The king's pavilion rose between the inner and outer perimeters. Hirundo's tent and Pterocles' went up nearby. So did the one that Otus shared with Fulca. The ex-thrall bowed to Grus. "It makes me happy to see the Menteshe beaten, Your Majesty," he said. "For so long, I did not know they could be."

"For a long time, I didn't know they could be, either, not south of the Stura," Grus said. "You have Pterocles to thank for that."

"I have Pterocles to thank for me," Otus said. "I have Pterocles to thank for my woman — even if she does tell me what to do."

"That can happen," Grus said. "Do you tell her what to do, too?" When Otus nodded, the king clapped him on the back.

"Then things are pretty near even, sounds like. That's about how they ought to be."

He was glad to go to bed that night. He liked staying in one spot more and more as he got older. Not having to break camp and travel in the morning had a strong attraction for him. Even a siege camp could come to resemble a home as he spent time there.

But he was anything but glad when, sometime in the night, the Banished One appeared before him in all his fearful majesty. "You will not enter Yozgat. You shall never set foot in Yozgat. This I tell you, and tell you truly," the exiled god said.

When that bell-like voice resounded inside Grus' head, not believing it was almost impossible. Grus did his best. "I'll take my chances," he replied.

"They will bring you sorrow." Again, the Banished One left no room for doubt or disagreement.

Instead of disagreeing, Grus tried to deflect. "Life is full of sorrow. Facing sorrow is part of what makes a man."

The Banished One's laughter might have been a lash of ice. "What do you know of sorrow, wretched mortal? I was cast down from the heavens to this accursed place. Shall I rejoice in it? When you know exile, you will understand — as much as a flea understands a dog."

"I don't intend to be exiled, thank you very much." Grus managed such defiance as he could.

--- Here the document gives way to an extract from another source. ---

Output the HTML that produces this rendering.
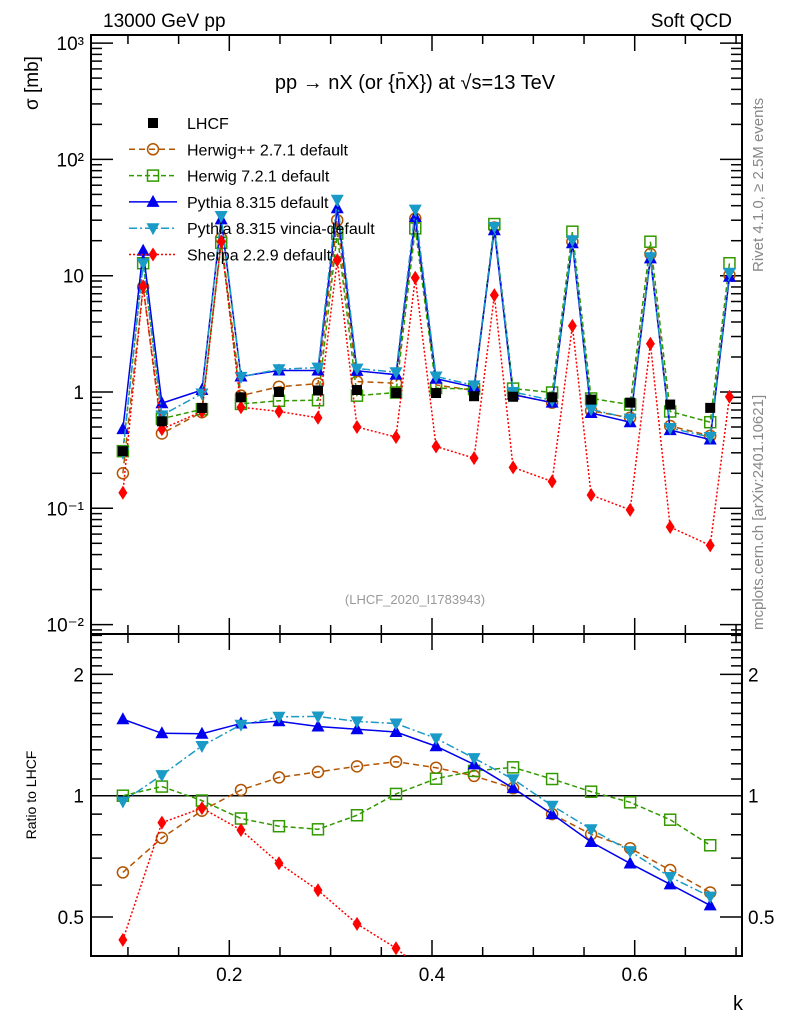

All he won was more scorn from the Banished One. "As though what a man intends matters! It will be as I say it will, not as you intend."

Grus woke then, with the usual shudders after confronting the Banished One. The exiled god had sounded even more certain than usual. His certainty was part of what made him so terrible — and so terrifying. He's lying. He wants to confuse me. He wants to trick me. Telling himself that was easy for Grus. Believing it? Believing it came ever so much harder.